The other thing, and this is the linchpin with me, like I said, is that elected officials by virtue of their position and our inexplicable comfort with letting politicians rule our private lives, make decisions that affect the personal lives of millions of people. We're supposed to tolerate their interference with what we may do, but at the same time not expose their hypocrisy when their private lives belie their public stances? I just can't get around that. This particular guy used his live-in boyfriend's mother as his beard. He wasn't out because he was married or couldn't accept his sexuality--he wasn't out because he was afraid he wouldn't get elected.

I'm also not really seeing this as a "punishment" thing. The man is gay; a fact that was apparently a well-known secret for years, which led some to wonder why he was so forceful in pursuing an anti-gay agenda. I wonder the same thing about elected officials. Hell, Pink wonders the same thing ("what kind of father would take his own daughters' rights away?")! Based on the facts, a case was presented that this man was in a long-term relationship with another man, living together even, and the question was raised why he was then so vehemently against gays getting married. I think the only reason "punishment" comes in is because he asserted that he was changing his vote. If he'd said "yeah, I dig dudes and I'm in a committed relationship but I still think marriage is between a man and a woman," people would have shaken their heads and felt confused, but what the hell, women walk in marches with the sole purpose to deny themselves rights to decisions about their own bodies, so what's one gay man saying he doesn't believe in gay marriage?

ACG said...

In cases like Carl Kruger, I definitely see where his sexual orientation comes into play. The man was living more or less like an out gay man, comfortably and without censure, while at the same time pushing repeatedly against legitimizing that same lifestyle for other gay people. Not knowing the situation intimately, I'm guessing using Dorothy Turano as a beard was largely ceremonial, and that he easily could have been open about his relationship with Michael Turano if it wouldn't have interfered with his scam.

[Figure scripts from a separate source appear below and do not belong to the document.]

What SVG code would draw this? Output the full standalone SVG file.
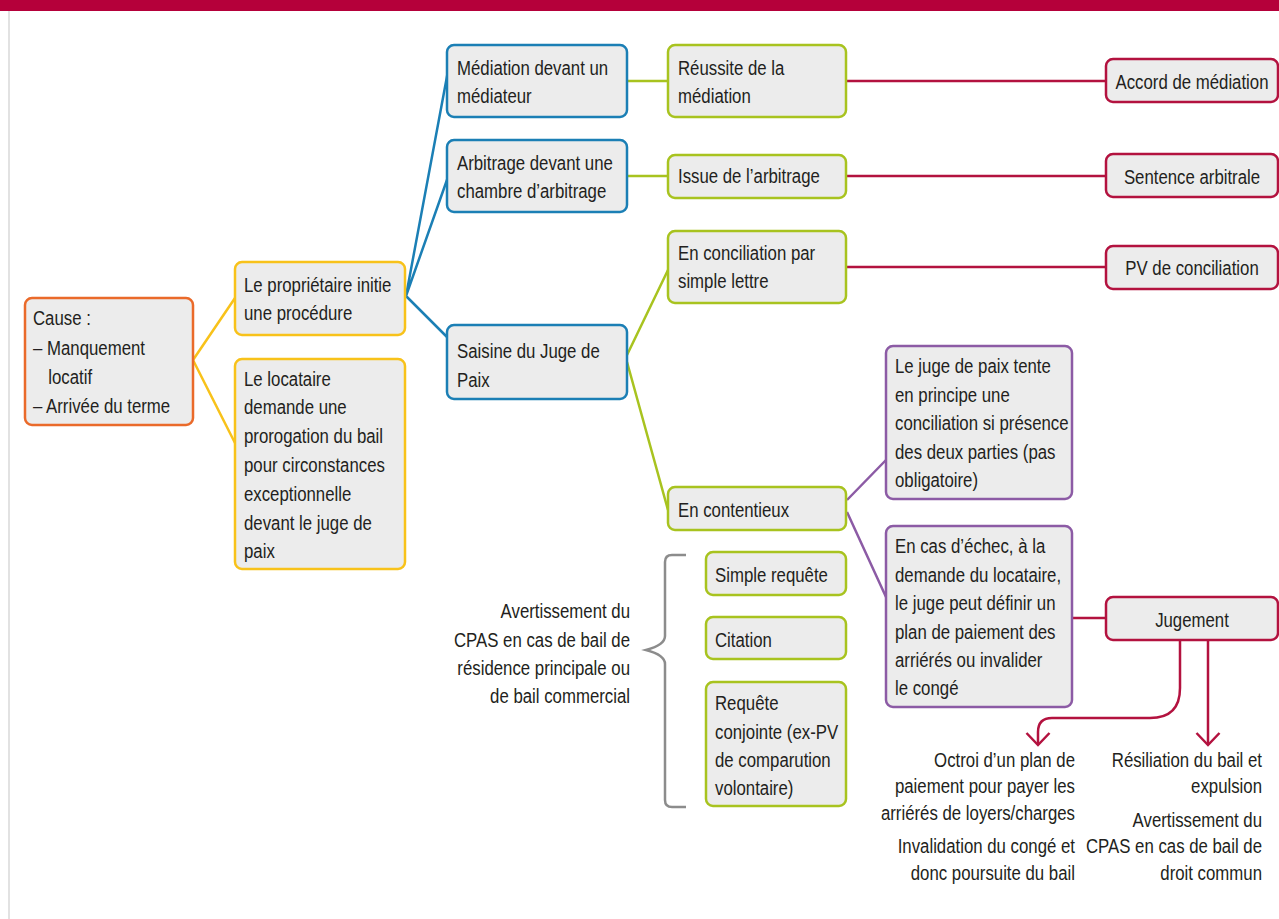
<svg xmlns="http://www.w3.org/2000/svg" width="1279" height="919" viewBox="0 0 1279 919">
  <style>
    text { font-family: "Liberation Sans", Arial, sans-serif; font-size: 21px; fill: #231f20; }
    .box { fill: #ececec; stroke-width: 2.5; }
    .orange { stroke: #ea6a2a; }
    .yellow { stroke: #f8c21a; }
    .blue { stroke: #1b7fb5; }
    .green { stroke: #a8c31f; }
    .crimson { stroke: #b3123f; }
    .purple { stroke: #8c5ba5; }
    .line { fill: none; stroke-width: 2.5; }
    .mid { text-anchor: middle; }
    .end { text-anchor: end; }
  </style>
  <defs>
    <marker id="vee" viewBox="-1 -1 15 26" refX="12" refY="12" markerWidth="15" markerHeight="26" markerUnits="userSpaceOnUse" orient="auto">
      <path d="M0,0.5 L12,12 L0,23.5" fill="none" stroke="#b3123f" stroke-width="2.5"/>
    </marker>
  </defs>

  <!-- page frame -->
  <rect x="0" y="0" width="1279" height="11" fill="#b5003a"/>
  <line x1="9" y1="11" x2="9" y2="919" stroke="#e2e2e2" stroke-width="2"/>

  <!-- connectors -->
  <g id="connectors">
    <path class="line yellow" d="M193,360 L235,298 M193,360 L235,443"/>
    <path class="line blue" d="M406,296 L448,71 M406,296 L448,177 M406,296 L448,338"/>
    <path class="line green" d="M627,81 L668,81 M627,176 L668,176 M627,355 L668,270 M627,362 L668,510"/>
    <path class="line crimson" d="M846,81 L1106,81 M846,176 L1106,176 M846,267 L1106,267 M1072,618 L1106,618"/>
    <path class="line purple" d="M847,500 L886,460 M847,512 L886,597"/>
    <path class="line crimson" d="M1180,640 L1180,688 Q1180,718 1150,718 L1052,718 Q1038,718 1038,732 L1038,745" marker-end="url(#vee)"/>
    <path class="line crimson" d="M1208,640 L1208,745" marker-end="url(#vee)"/>
    <path class="line" stroke="#8c8c8c" d="M686,555 L672,555 Q665,555 665,562 L665,636 Q665,645 646,650 Q665,655 665,664 L665,800 Q665,807 672,807 L686,807"/>
  </g>

  <g id="cause">
    <rect class="box orange" x="25" y="298" width="168" height="127" rx="7"/>
    <g transform="translate(33 0) scale(0.8 1)">
      <text x="0" y="325">Cause :</text>
      <text x="0" y="355">– Manquement</text>
      <text x="19" y="384">locatif</text>
      <text x="0" y="413">– Arrivée du terme</text>
    </g>
  </g>

  <g id="proprietaire">
    <rect class="box yellow" x="235" y="262" width="170" height="73" rx="7"/>
    <g transform="translate(244 0) scale(0.8 1)">
      <text x="0" y="292">Le propriétaire initie</text>
      <text x="0" y="320">une procédure</text>
    </g>
  </g>

  <g id="locataire">
    <rect class="box yellow" x="235" y="359" width="170" height="210" rx="7"/>
    <g transform="translate(244 0) scale(0.8 1)">
      <text x="0" y="386">Le locataire</text>
      <text x="0" y="414">demande une</text>
      <text x="0" y="443">prorogation du bail</text>
      <text x="0" y="472">pour circonstances</text>
      <text x="0" y="501">exceptionnelle</text>
      <text x="0" y="530">devant le juge de</text>
      <text x="0" y="558">paix</text>
    </g>
  </g>

  <g id="mediation">
    <rect class="box blue" x="447" y="45" width="180" height="72" rx="7"/>
    <g transform="translate(457 0) scale(0.8 1)">
      <text x="0" y="75">Médiation devant un</text>
      <text x="0" y="103">médiateur</text>
    </g>
  </g>

  <g id="arbitrage">
    <rect class="box blue" x="447" y="140" width="180" height="72" rx="7"/>
    <g transform="translate(457 0) scale(0.8 1)">
      <text x="0" y="170">Arbitrage devant une</text>
      <text x="0" y="198">chambre d’arbitrage</text>
    </g>
  </g>

  <g id="saisine">
    <rect class="box blue" x="447" y="325" width="180" height="74" rx="7"/>
    <g transform="translate(457 0) scale(0.8 1)">
      <text x="0" y="358">Saisine du Juge de</text>
      <text x="0" y="387">Paix</text>
    </g>
  </g>

  <g id="reussite">
    <rect class="box green" x="668" y="45" width="178" height="72" rx="7"/>
    <g transform="translate(678 0) scale(0.8 1)">
      <text x="0" y="75">Réussite de la</text>
      <text x="0" y="103">médiation</text>
    </g>
  </g>

  <g id="issue">
    <rect class="box green" x="668" y="155" width="178" height="43" rx="7"/>
    <g transform="translate(678 0) scale(0.8 1)">
      <text x="0" y="183">Issue de l’arbitrage</text>
    </g>
  </g>

  <g id="conciliation">
    <rect class="box green" x="668" y="231" width="178" height="72" rx="7"/>
    <g transform="translate(678 0) scale(0.8 1)">
      <text x="0" y="260">En conciliation par</text>
      <text x="0" y="288">simple lettre</text>
    </g>
  </g>

  <g id="contentieux">
    <rect class="box green" x="668" y="487" width="178" height="43" rx="7"/>
    <g transform="translate(678 0) scale(0.8 1)">
      <text x="0" y="517">En contentieux</text>
    </g>
  </g>

  <g id="accord">
    <rect class="box crimson" x="1106" y="59" width="172" height="43" rx="7"/>
    <g transform="translate(1192 0) scale(0.8 1)">
      <text class="mid" x="0" y="89">Accord de médiation</text>
    </g>
  </g>

  <g id="sentence">
    <rect class="box crimson" x="1106" y="154" width="172" height="43" rx="7"/>
    <g transform="translate(1192 0) scale(0.8 1)">
      <text class="mid" x="0" y="184">Sentence arbitrale</text>
    </g>
  </g>

  <g id="pv">
    <rect class="box crimson" x="1106" y="246" width="172" height="43" rx="7"/>
    <g transform="translate(1192 0) scale(0.8 1)">
      <text class="mid" x="0" y="275">PV de conciliation</text>
    </g>
  </g>

  <g id="tentative">
    <rect class="box purple" x="886" y="346" width="186" height="153" rx="7"/>
    <g transform="translate(895 0) scale(0.8 1)">
      <text x="0" y="373">Le juge de paix tente</text>
      <text x="0" y="402">en principe une</text>
      <text x="0" y="430">conciliation si présence</text>
      <text x="0" y="459">des deux parties (pas</text>
      <text x="0" y="487">obligatoire)</text>
    </g>
  </g>

  <g id="echec">
    <rect class="box purple" x="886" y="526" width="186" height="181" rx="7"/>
    <g transform="translate(895 0) scale(0.8 1)">
      <text x="0" y="553">En cas d’échec, à la</text>
      <text x="0" y="582">demande du locataire,</text>
      <text x="0" y="610">le juge peut définir un</text>
      <text x="0" y="639">plan de paiement des</text>
      <text x="0" y="667">arriérés ou invalider</text>
      <text x="0" y="695">le congé</text>
    </g>
  </g>

  <g id="jugement">
    <rect class="box crimson" x="1106" y="597" width="172" height="43" rx="7"/>
    <g transform="translate(1192 0) scale(0.8 1)">
      <text class="mid" x="0" y="627">Jugement</text>
    </g>
  </g>

  <g id="simple-requete">
    <rect class="box green" x="706" y="552" width="140" height="43" rx="7"/>
    <g transform="translate(715 0) scale(0.8 1)">
      <text x="0" y="582">Simple requête</text>
    </g>
  </g>

  <g id="citation">
    <rect class="box green" x="706" y="617" width="140" height="42" rx="7"/>
    <g transform="translate(715 0) scale(0.8 1)">
      <text x="0" y="647">Citation</text>
    </g>
  </g>

  <g id="requete-conjointe">
    <rect class="box green" x="706" y="682" width="140" height="124" rx="7"/>
    <g transform="translate(715 0) scale(0.8 1)">
      <text x="0" y="710">Requête</text>
      <text x="0" y="739">conjointe (ex-PV</text>
      <text x="0" y="767">de comparution</text>
      <text x="0" y="795">volontaire)</text>
    </g>
  </g>

  <g id="avertissement-cpas">
    <g transform="translate(630 0) scale(0.8 1)">
      <text class="end" x="0" y="618">Avertissement du</text>
      <text class="end" x="0" y="647">CPAS en cas de bail de</text>
      <text class="end" x="0" y="675">résidence principale ou</text>
      <text class="end" x="0" y="703">de bail commercial</text>
    </g>
  </g>

  <g id="octroi">
    <g transform="translate(1075 0) scale(0.8 1)">
      <text class="end" x="0" y="767">Octroi d’un plan de</text>
      <text class="end" x="0" y="793">paiement pour payer les</text>
      <text class="end" x="0" y="820">arriérés de loyers/charges</text>
      <text class="end" x="0" y="853">Invalidation du congé et</text>
      <text class="end" x="0" y="880">donc poursuite du bail</text>
    </g>
  </g>

  <g id="resiliation">
    <g transform="translate(1262 0) scale(0.8 1)">
      <text class="end" x="0" y="767">Résiliation du bail et</text>
      <text class="end" x="0" y="793">expulsion</text>
      <text class="end" x="0" y="827">Avertissement du</text>
      <text class="end" x="0" y="853">CPAS en cas de bail de</text>
      <text class="end" x="0" y="880">droit commun</text>
    </g>
  </g>
</svg>
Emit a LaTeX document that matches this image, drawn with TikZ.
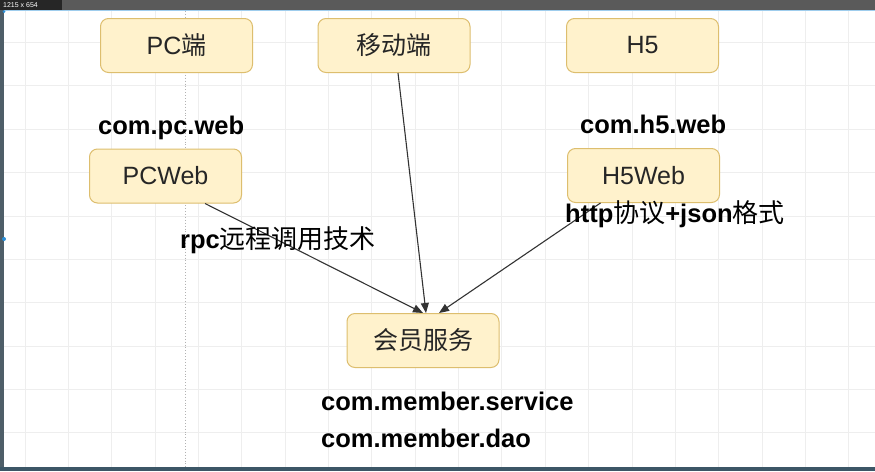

I may be working from a different or more specific definition of "outing" as other people. To me, if Kruger's relationship is exposed during the course of his criminal investigation, it's fair game. It's evidence. It's germane. I see "outing" as exposing someone's sexual orientation absent other circumstances, because we've found something salacious that casts his political activities in a different light.

And that's where my objection comes in. If you're a conservative senator and you're saying that homosexuality is immoral and aberrant and worthy of punishment, and that gay people are going to hell, and then restraining your own acts to anonymous encounters in airport bathrooms and BJs from your meth dealer, that strikes me as a different situation--hating other people as much as you hate yourself isn't necessarily hypocritical. To me, it's the hatred, not the secret life, that's so unspeakably harmful.

But then, I tend to give people more credit than not-credit, and it's not unlikely that these people are simply unmitigated assholes and I'm trying my damnedest to find something redeemable. I'm that kind of person. It makes life hard sometimes.

Nicole Abdou said...

Love this! :-) Well said.
PS - Great meeting you today! I just knew your blog would be good!